This year's DevDay was all about enhancing the developer experience

Compared to last year's inaugural edition of DevDay, OpenAI's developer conference, this year's iteration was notoriously subdued. The conference, which happened earlier this week, was undoubtedly haunted by the recent departures of chief technology officer Mira Murati and chief research officer Bob McGrew, and by speculation surrounding the company's reported restructuring into a for-profit entity.

This year's DevDay also lacked splashy model announcements and remained notoriously silent about the GPT Store, introduced at last year's conference. The GPT Store was conceived as a platform where everyone could share their custom-made GPTs, potentially opening up a revenue stream for the creators of the most popular GPTs. Although there have reportedly been some attempts to test revenue sharing with some popular GPT creators, the company has remained largely silent on the subject.

OpenAI's announcements at the conference revolved exclusively around enhancing its developer API, introducing model distillation, prompt caching, vision fine-tuning, and the Realtime API. The latter was perhaps the biggest announcement of the event: the Realtime API enables developers to build swift and responsive (nearly real-time) speech-to-speech conversations into their applications using one of six preset voices which differ from the ones available for ChatGPT. For less demanding applications, the Chat Completions API will now support audio inputs and outputs so developers can have their applications accept audio or text as input and respond with audio, text, or both.

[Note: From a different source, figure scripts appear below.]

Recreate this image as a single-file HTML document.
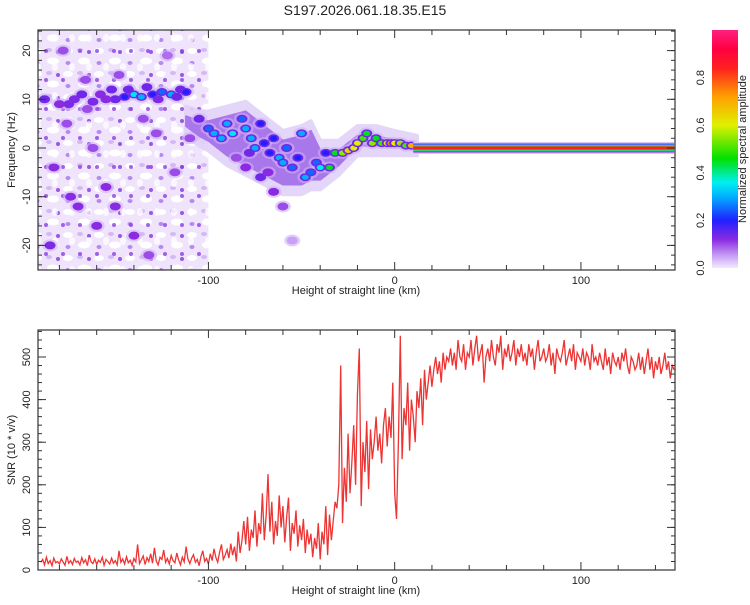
<!DOCTYPE html>
<html><head><meta charset="utf-8"><style>
body{margin:0;background:#fff;width:750px;height:600px;overflow:hidden;font-family:"Liberation Sans",sans-serif}
svg text{font-family:"Liberation Sans",sans-serif;fill:#222}
</style></head><body>
<svg id="c" width="750" height="600" viewBox="0 0 750 600">
<defs>
<pattern id="noise" width="31" height="23" patternUnits="userSpaceOnUse">
<rect width="31" height="23" fill="#efe4fc"/>
<ellipse cx="6" cy="5" rx="5" ry="3" fill="#fff"/><ellipse cx="22" cy="15" rx="6" ry="3.5" fill="#fff"/>
<ellipse cx="18" cy="4" rx="3" ry="2" fill="#d4b8f5"/><ellipse cx="6" cy="17" rx="2.5" ry="2" fill="#b58af0"/>
<ellipse cx="27" cy="6" rx="2" ry="2" fill="#9858e8"/>
</pattern>
<pattern id="noise2" width="17" height="29" patternUnits="userSpaceOnUse">
<ellipse cx="4" cy="9" rx="3" ry="4" fill="#fff" opacity="0.7"/><ellipse cx="12" cy="22" rx="2" ry="2" fill="#8a40e0" opacity="0.8"/>
</pattern>
<linearGradient id="cbar" x1="0" y1="1" x2="0" y2="0">
<stop offset="0" stop-color="#f3eafd"/><stop offset="0.05" stop-color="#c9a0f5"/><stop offset="0.12" stop-color="#8a2be2"/>
<stop offset="0.2" stop-color="#2020ff"/><stop offset="0.3" stop-color="#00b0ff"/><stop offset="0.36" stop-color="#00f0f0"/>
<stop offset="0.46" stop-color="#00e000"/><stop offset="0.6" stop-color="#e0f000"/><stop offset="0.72" stop-color="#ffa000"/>
<stop offset="0.84" stop-color="#ff2020"/><stop offset="0.92" stop-color="#ff0040"/><stop offset="1" stop-color="#ff2080"/>
</linearGradient>
<clipPath id="clipTop"><rect x="38" y="30" width="637" height="240"/></clipPath>
<clipPath id="clipBot"><rect x="38" y="330" width="637" height="240"/></clipPath>
</defs>
<text x="365" y="15" font-size="14" text-anchor="middle">S197.2026.061.18.35.E15</text>
<g id="topPanel"></g>
<g id="botPanel"></g>
<g id="cbPanel"></g>
</svg>
<script>
const NS="http://www.w3.org/2000/svg";
// ---- data ----
const snrStart=-190, snrStep=1;
const snrValues=[18,25,12,30,15,22,10,28,17,20,
14,26,19,11,32,16,22,13,27,18,
21,12,29,17,24,10,35,19,15,26,
13,23,18,30,11,25,20,14,28,16,
22,12,45,18,26,14,31,17,23,11,
27,19,60,15,24,33,13,29,20,38,
16,52,21,12,30,25,47,18,27,14,
34,22,17,40,24,12,30,19,55,26,
15,28,36,18,25,10,32,45,20,27,
14,38,22,50,29,18,42,60,25,35,
48,28,62,35,55,20,90,40,70,115,
60,125,45,95,75,140,55,110,85,180,
70,130,225,90,160,60,115,80,175,100,
150,65,125,170,45,110,85,140,55,105,
70,120,40,95,60,85,30,75,50,110,
25,90,60,150,35,130,70,115,160,145,
200,480,110,240,160,320,180,250,340,200,
410,520,150,300,230,350,190,330,260,300,
360,280,320,250,340,380,290,360,310,440,
180,120,300,550,260,380,340,440,280,400,
360,300,420,380,450,340,470,400,440,480,
430,470,500,460,490,440,510,470,500,490,
520,480,510,470,540,500,490,530,470,510,
500,540,480,520,550,490,510,530,440,500,
520,490,540,500,480,530,510,550,470,520,
500,530,490,510,540,480,520,500,530,490,
510,480,530,500,520,470,510,540,490,500,
520,490,500,530,480,510,460,520,500,490,
510,540,480,500,520,490,530,470,510,500,
490,520,480,510,500,470,530,490,500,480,
510,490,470,520,480,500,460,510,490,480,
500,470,510,490,520,480,460,500,490,470,
480,510,470,500,460,490,520,470,500,450,
490,470,500,460,480,510,470,490,450,480,470];
const blobKm=[-180,-172,-165,-158,-150,-145,-140,-136,-130,-125,-120,-115,-112,-170,-160,-185,-176,-155,-148,-128,-118,-183,-166,-140,-132,-122,-178,-150,-162,-135,-110,-174,
-188,-175,-168,-162,-155,-152,-143,-133,-127,-117,
-105,-100,-97,-93,-90,-87,-82,-80,-77,-75,-72,-70,-67,-65,-62,-60,-58,-55,-52,-50,-48,-45,-42,-40,-37,-35,-32,-28,-25,-22,-20,-17,-15,-12,-10,-7,-4,-2,0,3,6,9,
-85,-80,-72,-65,-60,-55,-78,-68];
const blobHz=[9,10,8,11,10,10.5,11,10.5,11,11.5,11,12,11.5,-12,-16,-20,5,-8,15,3,-5,-4,14,-18,-22,19,20,-12,0,6,2,-10,
10,9,11,9.5,10,12,12,12.5,10,10.5,
6,4,3,2,5,3,6,4,2,0,5,1,-1,2,-2,-3,0,-4,-2,3,-6,-5,-3,-4,-1,-4,-1,-1,-0.5,0,1,2,3,1,2,1,1,1,1,1,0.5,0.5,
-2,-4,-6,-9,-12,-19,-1,-5];
const blobAmp=[0.12,0.13,0.1,0.12,0.15,0.2,0.35,0.3,0.2,0.25,0.3,0.15,0.2,0.12,0.12,0.13,0.1,0.12,0.1,0.1,0.1,0.12,0.1,0.12,0.1,0.08,0.1,0.12,0.1,0.1,0.1,0.12,
0.14,0.13,0.14,0.13,0.12,0.14,0.15,0.15,0.13,0.14,
0.15,0.25,0.3,0.3,0.3,0.35,0.25,0.3,0.3,0.3,0.2,0.2,0.2,0.2,0.3,0.3,0.25,0.25,0.2,0.3,0.3,0.25,0.25,0.35,0.2,0.45,0.45,0.55,0.65,0.6,0.6,0.5,0.45,0.55,0.45,0.5,0.6,0.75,0.6,0.55,0.5,0.7,
0.1,0.12,0.15,0.12,0.1,0.05,0.15,0.12];
const ridgeKm=[-112,-105,-100,-90,-80,-70,-60,-50,-45,-40,-30,-20,-10,0,12];
const ridgeHi=[8,7,7,8,9,6,3,4,5,1,1,4,4,3,2];
const ridgeLo=[3,1,0,-3,-5,-7,-9,-9,-8,-8,-5,-1,-1,-1,-1];
const lineStartKm=10, lineEndKm=150, lineHz=0, lineAmp=0.85;
const xTicks=[-100,0,100];
const hzTicks=[-20,-10,0,10,20];
const snrTicks=[0,100,200,300,400,500];
const cbTicks=[0,0.2,0.4,0.6,0.8];
// ---- scales ----
const X0=-191.5,X1=150.5,PL=38,PR=675;
const xs=v=>PL+(v-X0)/(X1-X0)*(PR-PL);
const yHz=v=>148-v*4.87;
const ySnr=v=>570-v*0.426;
const cbY=v=>268-v*(268-30);
function el(tag,at,parent){const e=document.createElementNS(NS,tag);for(const k in at)e.setAttribute(k,at[k]);parent.appendChild(e);return e;}
const stops=[[0,[243,234,253]],[0.05,[201,160,245]],[0.12,[138,43,226]],[0.2,[32,32,255]],[0.3,[0,176,255]],[0.36,[0,240,240]],[0.46,[0,224,0]],[0.6,[224,240,0]],[0.72,[255,160,0]],[0.84,[255,32,32]],[0.92,[255,0,64]],[1,[255,32,128]]];
function cmap(a){a=Math.max(0,Math.min(1,a));for(let i=1;i<stops.length;i++){if(a<=stops[i][0]){const [p,c0]=stops[i-1],[q,c1]=stops[i];const t=(a-p)/(q-p);return 'rgb('+c0.map((c,j)=>Math.round(c+(c1[j]-c)*t)).join(',')+')';}}return 'rgb(255,32,128)';}
const topG=document.getElementById('topPanel'),botG=document.getElementById('botPanel'),cbG=document.getElementById('cbPanel');
// ---- top panel ----
const tg=el('g',{'clip-path':'url(#clipTop)'},topG);
const nz=el('rect',{x:PL,y:30,width:xs(-100)-PL,height:240,fill:'url(#noise)'},tg);


const nz2=el('rect',{x:PL,y:30,width:xs(-100)-PL,height:240,fill:'url(#noise2)'},tg);


function ridgePath(shrink){let d='';ridgeKm.forEach((k,i)=>{d+=(i?'L':'M')+xs(k)+','+yHz(ridgeHi[i]+(shrink?-1.5:0.5));});
for(let i=ridgeKm.length-1;i>=0;i--)d+='L'+xs(ridgeKm[i])+','+yHz(ridgeLo[i]+(shrink?1.5:-0.5));return d+'Z';}
const h1=el('path',{d:ridgePath(false),fill:'#e2d2f9','stroke':'#e2d2f9','stroke-width':4,'stroke-linejoin':'round',opacity:0.9},tg);


const h2=el('path',{d:ridgePath(true),fill:'#a877ea','stroke':'#a877ea','stroke-width':2,'stroke-linejoin':'round'},tg);


blobKm.forEach((k,i)=>{const e=el('ellipse',{cx:xs(k),cy:yHz(blobHz[i]),rx:8,ry:6,fill:'#cfb0f5',opacity:0.6},tg);

});
blobKm.forEach((k,i)=>{const a=blobAmp[i];
const m=el('ellipse',{cx:xs(k),cy:yHz(blobHz[i]),rx:5.5,ry:4,fill:cmap(Math.min(a,0.14))},tg);


if(a>0.18){const c=el('ellipse',{cx:xs(k),cy:yHz(blobHz[i]),rx:3.5,ry:2.6,fill:cmap(a)},tg);

}});
[[6,'#dcc8f8'],[4.5,'#7a20e0'],[3.5,'#10c0ff'],[2.6,'#40e020'],[1.6,'#ff2020']].forEach(([h,c],i)=>{
const r=el('rect',{x:xs(lineStartKm),y:yHz(lineHz)-h,width:xs(lineEndKm)-xs(lineStartKm),height:2*h,fill:i==4?cmap(lineAmp):c},tg);

});
function frame(g,y0,y1,yticks,yfn,ymin,ymax,ytitle,minorStep){
const f=el('rect',{x:PL,y:y0,width:PR-PL,height:y1-y0,fill:'none',stroke:'#333','stroke-width':1.2},g);


for(let k=-180;k<=150;k+=20){const maj=k%100==0;const x=xs(k);const L=maj?8:5;
el('line',{x1:x,y1:y0,x2:x,y2:y0+L,stroke:'#333'},g);el('line',{x1:x,y1:y1,x2:x,y2:y1-L,stroke:'#333'},g);}
xTicks.forEach(v=>{const t=el('text',{x:xs(v),y:y1+14,'font-size':11,'text-anchor':'middle'},g);t.textContent=v;

});
const xt=el('text',{x:356,y:y1+24,'font-size':11,'text-anchor':'middle'},g);xt.textContent='Height of straight line (km)';


for(let v=ymin;v<=ymax;v+=minorStep){const y=yfn(v);if(y<y0||y>y1)continue;
el('line',{x1:PL,y1:y,x2:PL+4,y2:y,stroke:'#333'},g);el('line',{x1:PR,y1:y,x2:PR-4,y2:y,stroke:'#333'},g);}
yticks.forEach(v=>{const y=yfn(v);el('line',{x1:PL,y1:y,x2:PL+8,y2:y,stroke:'#333'},g);el('line',{x1:PR,y1:y,x2:PR-8,y2:y,stroke:'#333'},g);
const t=el('text',{x:30,y:y,'font-size':11,'text-anchor':'middle',transform:'rotate(-90 30 '+y+')'},g);t.textContent=v;

});
const yt=el('text',{x:15,y:(y0+y1)/2,'font-size':11,'text-anchor':'middle',transform:'rotate(-90 15 '+(y0+y1)/2+')'},g);yt.textContent=ytitle;

}
frame(topG,30,270,hzTicks,yHz,-24,24,'Frequency (Hz)',2);
// ---- bottom panel ----
const bg=el('g',{'clip-path':'url(#clipBot)'},botG);
const pts=snrValues.map((v,i)=>xs(snrStart+i*snrStep).toFixed(1)+','+ySnr(v).toFixed(1)).join(' ');
const pl=el('polyline',{points:pts,fill:'none',stroke:'#ee3333','stroke-width':1.3},bg);


frame(botG,330,570,snrTicks,ySnr,0,560,'SNR (10 * v/v)',20);
// ---- colorbar ----
const cr=el('rect',{x:712,y:30,width:26,height:238,fill:'url(#cbar)'},cbG);


cbTicks.forEach(v=>{const y=cbY(v);const t=el('text',{x:704,y:y,'font-size':11,'text-anchor':'middle',transform:'rotate(-90 704 '+y+')'},cbG);t.textContent=v.toFixed(1);

});
const ct=el('text',{x:746,y:149,'font-size':11,'text-anchor':'middle',transform:'rotate(-90 746 149)'},cbG);ct.textContent='Normalized spectral amplitude';


</script>
</body></html>
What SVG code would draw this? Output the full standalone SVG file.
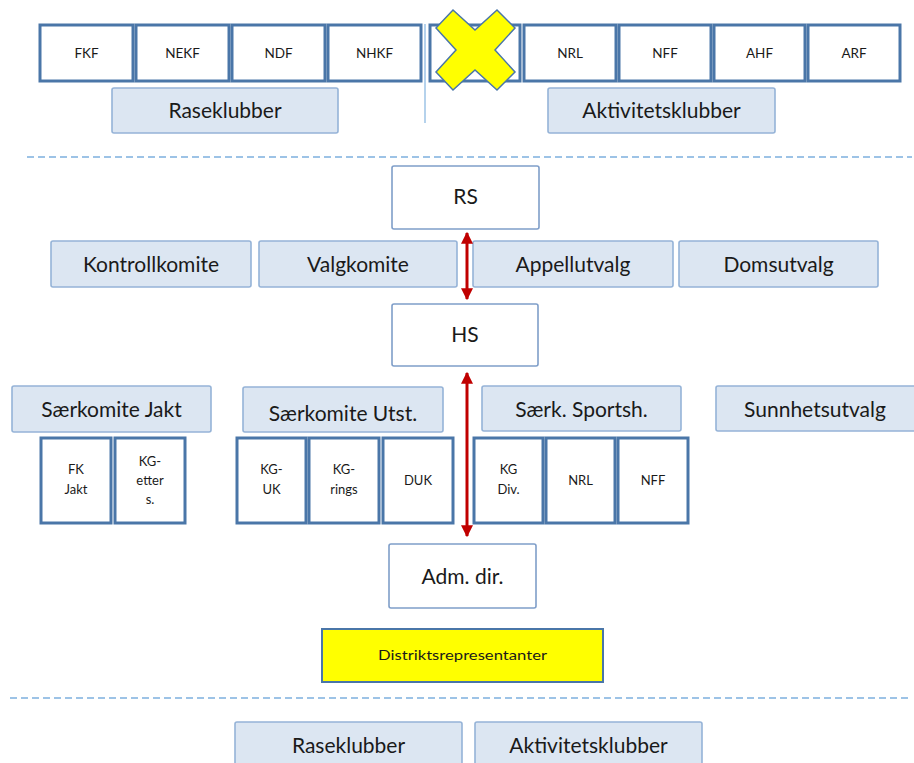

The added support for vision fine-tuning lets developers conduct additional fine-tuning on images to improve models' performance on vision-based tasks, including visual search and object detection. Prompt caching allows developers to reduce costs and latency by letting them reuse frequently seen input tokens, which result from sharing a codebase with a coding assistant or having multiturn conversations with a chatbot. In both cases, multiple prompts will likely refer to specific sections of a codebase, or to content shared in a previous turn from a conversation. Storing these in a cache makes them easier and faster to retrieve, while OpenAI's 50% discount on cached tokens drives down the cost of the application.

Finally, the model distillation functionality enables fine-tuning smaller models, like GPT-4o mini, on the output of larger ones, such as o1-preview and GPT-4o. As a result, developers should be able to lower their costs by using a smaller model but obtaining a performance boost from the distillation. The offering includes evaluation tools (currently in the beta stage) that enable developers to test the performance of their fine-tuned models.